Nadia Bolz-Weber speaking on campus for 500th anniversary of the Reformation

Nadia Bolz-Weber. Photo courtesy of Concordia College.

On Thursday, Nov. 2, Nadia Bolz-Weber will speak at a public event on Concordia’s campus hosted by the Forum on Faith and Life.

Bolz-Weber is the New York Times best-selling author of two memoirs, “Pastrix: the Cranky, Beautiful Faith of a Sinner & Saint,” and “Accidental Saints: Finding God in All the Wrong People.” She is also a pastor with the Evangelical Lutheran Church in America and founder of the House for All Sinners and Saints congregation in Denver, Colorado. She will be speaking twice on Thursday, first at 9:50 am in Chapel, and later at a public lecture in the Centrum at 7:00 pm.

“Nadia brings her whole, authentic self to her audience. Regardless of one’s faith background, witnessing Nadia embrace her flaws will be powerful,” said Leslie Bellwood, the administrative assistant and event planner for the Forum on Faith and Life.

According to Dr. Jacqueline Busse, director of the Forum on Faith and Life, Bolz-Weber’s visit was scheduled to align with the 500th anniversary of the Reformation, which falls on Oct. 31, 2017.

“Nadia is well-known and well-respected for being a major reformer in ministry today,” Bussie said.

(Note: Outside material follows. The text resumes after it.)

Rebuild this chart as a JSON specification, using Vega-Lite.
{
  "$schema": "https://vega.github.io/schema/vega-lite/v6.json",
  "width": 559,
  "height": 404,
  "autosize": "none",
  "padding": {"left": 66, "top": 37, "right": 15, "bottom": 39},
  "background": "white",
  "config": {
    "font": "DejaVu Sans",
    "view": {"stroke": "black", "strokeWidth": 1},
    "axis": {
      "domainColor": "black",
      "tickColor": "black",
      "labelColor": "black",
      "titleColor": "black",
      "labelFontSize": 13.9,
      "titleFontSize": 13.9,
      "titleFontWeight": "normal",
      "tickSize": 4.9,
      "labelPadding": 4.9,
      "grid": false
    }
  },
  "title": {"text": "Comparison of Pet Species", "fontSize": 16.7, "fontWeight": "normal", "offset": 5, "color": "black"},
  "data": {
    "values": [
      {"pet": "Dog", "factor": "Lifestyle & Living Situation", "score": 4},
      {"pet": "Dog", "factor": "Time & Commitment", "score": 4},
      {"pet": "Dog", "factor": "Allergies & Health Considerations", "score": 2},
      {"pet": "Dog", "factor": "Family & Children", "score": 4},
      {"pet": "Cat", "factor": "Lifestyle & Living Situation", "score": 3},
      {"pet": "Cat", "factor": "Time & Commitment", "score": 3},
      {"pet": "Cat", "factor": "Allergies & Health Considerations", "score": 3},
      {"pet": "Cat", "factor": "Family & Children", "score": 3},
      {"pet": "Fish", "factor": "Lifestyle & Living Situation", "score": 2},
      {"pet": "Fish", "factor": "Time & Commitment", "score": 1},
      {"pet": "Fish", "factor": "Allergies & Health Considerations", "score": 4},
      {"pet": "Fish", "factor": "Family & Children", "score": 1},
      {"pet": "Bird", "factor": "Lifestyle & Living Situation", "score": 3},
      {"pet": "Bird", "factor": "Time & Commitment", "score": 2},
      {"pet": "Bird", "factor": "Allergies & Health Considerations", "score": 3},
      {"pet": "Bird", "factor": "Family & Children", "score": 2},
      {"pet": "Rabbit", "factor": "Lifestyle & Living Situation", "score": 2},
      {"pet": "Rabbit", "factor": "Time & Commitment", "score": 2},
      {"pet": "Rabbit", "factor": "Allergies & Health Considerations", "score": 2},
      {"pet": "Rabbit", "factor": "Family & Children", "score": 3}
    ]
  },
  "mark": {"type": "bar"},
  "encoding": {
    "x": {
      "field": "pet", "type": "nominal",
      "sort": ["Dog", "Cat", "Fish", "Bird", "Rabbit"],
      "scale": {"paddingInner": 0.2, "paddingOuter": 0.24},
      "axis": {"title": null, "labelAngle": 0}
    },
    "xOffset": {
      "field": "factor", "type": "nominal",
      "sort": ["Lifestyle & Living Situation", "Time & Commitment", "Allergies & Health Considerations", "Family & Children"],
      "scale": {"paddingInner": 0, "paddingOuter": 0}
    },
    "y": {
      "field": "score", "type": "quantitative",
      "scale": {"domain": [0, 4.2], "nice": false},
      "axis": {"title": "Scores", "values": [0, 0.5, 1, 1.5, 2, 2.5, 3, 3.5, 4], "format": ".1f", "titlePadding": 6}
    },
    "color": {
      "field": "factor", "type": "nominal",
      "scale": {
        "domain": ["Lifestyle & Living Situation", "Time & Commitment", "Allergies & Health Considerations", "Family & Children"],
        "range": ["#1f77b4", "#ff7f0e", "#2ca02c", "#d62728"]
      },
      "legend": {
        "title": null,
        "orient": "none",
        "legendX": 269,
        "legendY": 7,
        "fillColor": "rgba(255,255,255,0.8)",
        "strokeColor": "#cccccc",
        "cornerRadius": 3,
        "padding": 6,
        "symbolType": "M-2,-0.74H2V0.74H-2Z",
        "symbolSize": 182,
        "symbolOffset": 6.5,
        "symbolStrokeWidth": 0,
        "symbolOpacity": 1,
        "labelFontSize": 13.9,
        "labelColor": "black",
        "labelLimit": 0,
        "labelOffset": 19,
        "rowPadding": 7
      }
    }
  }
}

Prior to writing two bestselling memoirs and starting her own church, Bussie said that Bolz-Weber was a stand-up comedian, attributing to her atypical nature as a pastor.

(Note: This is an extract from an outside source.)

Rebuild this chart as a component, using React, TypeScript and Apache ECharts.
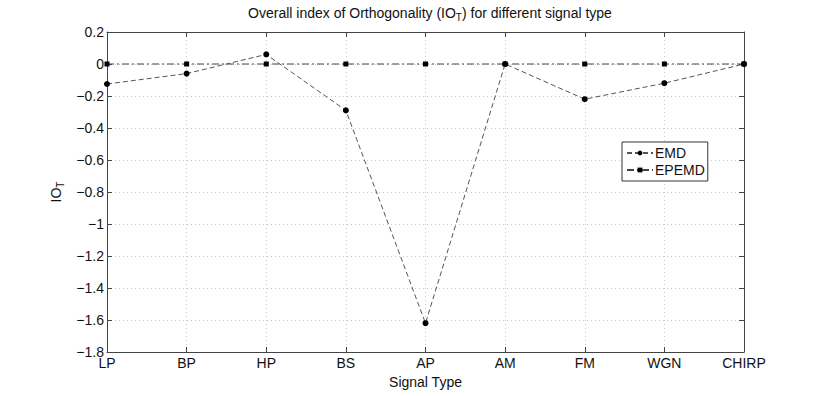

“It shows. Nadia is funny, genuine, and inspiring,” Bussie said.

Bolz-Weber is highly praised by many publications and has been featured on National Public Radio’s Morning Edition, CNN, the Washington Post, the Daily Beast, and The Atlantic.

“[Bolz-Weber] is a tatted-up, foul-mouthed champion to people sick of being belittled as not Christian enough for the right or too Jesus-y for the left,” a review in the Washington Post said.

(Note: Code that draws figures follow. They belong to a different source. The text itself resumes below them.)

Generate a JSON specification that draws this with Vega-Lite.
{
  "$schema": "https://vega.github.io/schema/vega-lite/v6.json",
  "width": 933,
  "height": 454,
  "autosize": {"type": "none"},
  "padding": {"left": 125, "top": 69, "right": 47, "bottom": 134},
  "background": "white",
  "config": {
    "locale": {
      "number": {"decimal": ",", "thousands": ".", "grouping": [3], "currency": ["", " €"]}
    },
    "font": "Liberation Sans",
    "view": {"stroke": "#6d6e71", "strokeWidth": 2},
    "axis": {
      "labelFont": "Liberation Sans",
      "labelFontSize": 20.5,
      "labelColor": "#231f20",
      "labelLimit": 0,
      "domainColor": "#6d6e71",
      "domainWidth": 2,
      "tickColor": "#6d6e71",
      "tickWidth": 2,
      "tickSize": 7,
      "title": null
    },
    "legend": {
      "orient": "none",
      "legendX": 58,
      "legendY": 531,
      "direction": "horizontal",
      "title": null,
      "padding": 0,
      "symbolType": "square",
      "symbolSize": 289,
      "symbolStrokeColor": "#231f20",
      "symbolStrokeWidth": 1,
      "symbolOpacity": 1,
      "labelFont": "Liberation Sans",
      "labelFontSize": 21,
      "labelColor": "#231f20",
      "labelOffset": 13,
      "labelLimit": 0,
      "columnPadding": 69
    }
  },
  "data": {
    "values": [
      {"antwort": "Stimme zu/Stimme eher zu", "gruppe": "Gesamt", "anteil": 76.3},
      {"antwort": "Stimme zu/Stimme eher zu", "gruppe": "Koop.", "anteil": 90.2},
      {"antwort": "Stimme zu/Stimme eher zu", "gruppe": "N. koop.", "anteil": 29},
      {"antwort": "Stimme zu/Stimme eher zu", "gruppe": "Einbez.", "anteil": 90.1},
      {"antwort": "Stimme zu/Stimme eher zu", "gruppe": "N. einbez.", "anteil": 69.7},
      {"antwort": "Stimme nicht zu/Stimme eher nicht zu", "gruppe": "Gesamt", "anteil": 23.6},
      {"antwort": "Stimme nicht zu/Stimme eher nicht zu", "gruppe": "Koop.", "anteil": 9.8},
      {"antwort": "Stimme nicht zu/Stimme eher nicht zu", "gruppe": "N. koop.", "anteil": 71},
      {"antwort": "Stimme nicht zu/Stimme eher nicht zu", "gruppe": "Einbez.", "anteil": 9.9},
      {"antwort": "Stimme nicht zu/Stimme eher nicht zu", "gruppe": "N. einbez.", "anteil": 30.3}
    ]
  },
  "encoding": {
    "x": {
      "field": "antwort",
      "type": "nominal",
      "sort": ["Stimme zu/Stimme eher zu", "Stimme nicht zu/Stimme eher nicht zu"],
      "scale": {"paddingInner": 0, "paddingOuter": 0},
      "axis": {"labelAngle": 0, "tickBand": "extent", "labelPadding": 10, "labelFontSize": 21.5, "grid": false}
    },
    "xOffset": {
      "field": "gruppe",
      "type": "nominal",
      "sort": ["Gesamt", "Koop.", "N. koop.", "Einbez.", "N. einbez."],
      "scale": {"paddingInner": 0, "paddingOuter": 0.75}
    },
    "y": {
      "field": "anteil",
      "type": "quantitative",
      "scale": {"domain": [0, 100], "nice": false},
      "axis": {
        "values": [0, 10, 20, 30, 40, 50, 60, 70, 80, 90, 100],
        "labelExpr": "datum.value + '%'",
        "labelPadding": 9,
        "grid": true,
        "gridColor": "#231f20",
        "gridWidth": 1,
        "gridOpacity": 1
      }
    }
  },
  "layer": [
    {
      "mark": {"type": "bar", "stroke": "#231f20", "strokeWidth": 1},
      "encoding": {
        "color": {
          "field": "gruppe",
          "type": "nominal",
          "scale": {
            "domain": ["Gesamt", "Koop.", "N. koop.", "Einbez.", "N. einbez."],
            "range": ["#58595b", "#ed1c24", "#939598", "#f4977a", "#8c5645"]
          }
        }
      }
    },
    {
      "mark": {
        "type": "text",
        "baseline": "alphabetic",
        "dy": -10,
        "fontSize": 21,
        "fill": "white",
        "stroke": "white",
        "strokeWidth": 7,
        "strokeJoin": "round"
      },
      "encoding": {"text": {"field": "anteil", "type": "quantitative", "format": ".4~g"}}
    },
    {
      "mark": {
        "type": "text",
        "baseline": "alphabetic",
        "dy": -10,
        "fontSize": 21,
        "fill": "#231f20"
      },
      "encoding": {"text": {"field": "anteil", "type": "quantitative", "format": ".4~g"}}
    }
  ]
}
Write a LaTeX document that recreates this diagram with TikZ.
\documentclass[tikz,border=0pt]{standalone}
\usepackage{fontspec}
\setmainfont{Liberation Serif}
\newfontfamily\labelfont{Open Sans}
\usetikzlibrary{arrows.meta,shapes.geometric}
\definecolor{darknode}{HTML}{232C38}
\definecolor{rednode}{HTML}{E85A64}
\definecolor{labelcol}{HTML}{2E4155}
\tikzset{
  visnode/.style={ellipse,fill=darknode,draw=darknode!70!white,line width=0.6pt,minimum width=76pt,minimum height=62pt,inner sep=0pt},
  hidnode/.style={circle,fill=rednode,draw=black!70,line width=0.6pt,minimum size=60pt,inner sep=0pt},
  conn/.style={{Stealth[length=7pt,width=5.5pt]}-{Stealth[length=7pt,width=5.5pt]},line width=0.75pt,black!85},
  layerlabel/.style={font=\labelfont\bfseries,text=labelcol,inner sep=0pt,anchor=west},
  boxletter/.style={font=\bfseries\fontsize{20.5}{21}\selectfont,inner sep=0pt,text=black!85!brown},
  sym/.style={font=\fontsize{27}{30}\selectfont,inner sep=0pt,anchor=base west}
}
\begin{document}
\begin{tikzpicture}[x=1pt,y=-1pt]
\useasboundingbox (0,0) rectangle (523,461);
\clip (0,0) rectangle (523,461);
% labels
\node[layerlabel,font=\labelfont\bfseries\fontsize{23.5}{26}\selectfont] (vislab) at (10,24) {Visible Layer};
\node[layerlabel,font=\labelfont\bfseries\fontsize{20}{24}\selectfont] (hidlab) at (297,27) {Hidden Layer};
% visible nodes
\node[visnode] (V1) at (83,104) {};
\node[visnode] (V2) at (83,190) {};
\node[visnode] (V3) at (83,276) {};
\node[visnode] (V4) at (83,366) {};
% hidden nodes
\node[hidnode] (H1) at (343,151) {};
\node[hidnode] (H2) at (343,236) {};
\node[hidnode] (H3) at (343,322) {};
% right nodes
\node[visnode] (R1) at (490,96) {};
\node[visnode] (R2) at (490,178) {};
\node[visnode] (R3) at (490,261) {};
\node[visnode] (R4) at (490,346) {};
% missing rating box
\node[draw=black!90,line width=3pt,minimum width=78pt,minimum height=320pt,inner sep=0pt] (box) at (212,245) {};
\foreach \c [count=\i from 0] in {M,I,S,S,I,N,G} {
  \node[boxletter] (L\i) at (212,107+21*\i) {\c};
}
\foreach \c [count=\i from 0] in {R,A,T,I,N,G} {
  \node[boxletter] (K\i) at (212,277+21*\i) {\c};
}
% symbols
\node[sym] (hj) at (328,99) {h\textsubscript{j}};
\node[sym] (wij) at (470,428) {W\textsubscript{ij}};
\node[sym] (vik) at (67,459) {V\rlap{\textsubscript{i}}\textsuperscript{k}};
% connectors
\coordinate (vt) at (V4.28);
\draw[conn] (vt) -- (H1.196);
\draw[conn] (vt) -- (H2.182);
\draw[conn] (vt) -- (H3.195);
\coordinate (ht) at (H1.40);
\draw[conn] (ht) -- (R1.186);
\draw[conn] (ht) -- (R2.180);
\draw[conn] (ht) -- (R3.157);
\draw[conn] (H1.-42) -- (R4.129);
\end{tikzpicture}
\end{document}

Bellwood said that Bolz-Weber challenges her audience to “truly live out the phrase ‘All Are Welcome,” which is reflected in the fact that nearly half of the House for All Sinners and Saints attendees are members of the LGBT community.

In an interview with NPR, Bolz-Weber said, “Some churches might have a hard time welcoming junkies and drag queens. We’re fine with that.”

Not only is Bussie excited about bringing Bolz-Weber to campus, but she knows her students are as well.

“A lot of my students love reading Nadia’s books and many of them also listen to her podcasts; I am so excited for those students to finally get to meet her in person,” Bussie said. “Students keep saying how super excited they are to have the chance to talk to Nadia about her faith, her journey, and her calling as a writer.”

Other students around campus are excited for Bolz-Weber’s arrival as well.

“I really enjoy her life story and it just stuck with me. Also, she was the first pastor that I came across who didn’t fit the pastor stereotype. She continues to challenge that stereotype and I’m so thrilled to hear her speak again,” said senior biology major Taylor Smith, who has one of Bolz-Weber’s books and has seen her speak once before.

Bussie said that Bolz-Weber reminds her audience about diversity’s gift.

“Students, faculty, staff and community members alike are going to learn a lot from her wisdom and experience,” Bussie said. “Nadia has a beautiful gift for taking theological truths and breaking them down into language everyone can understand and relate to.”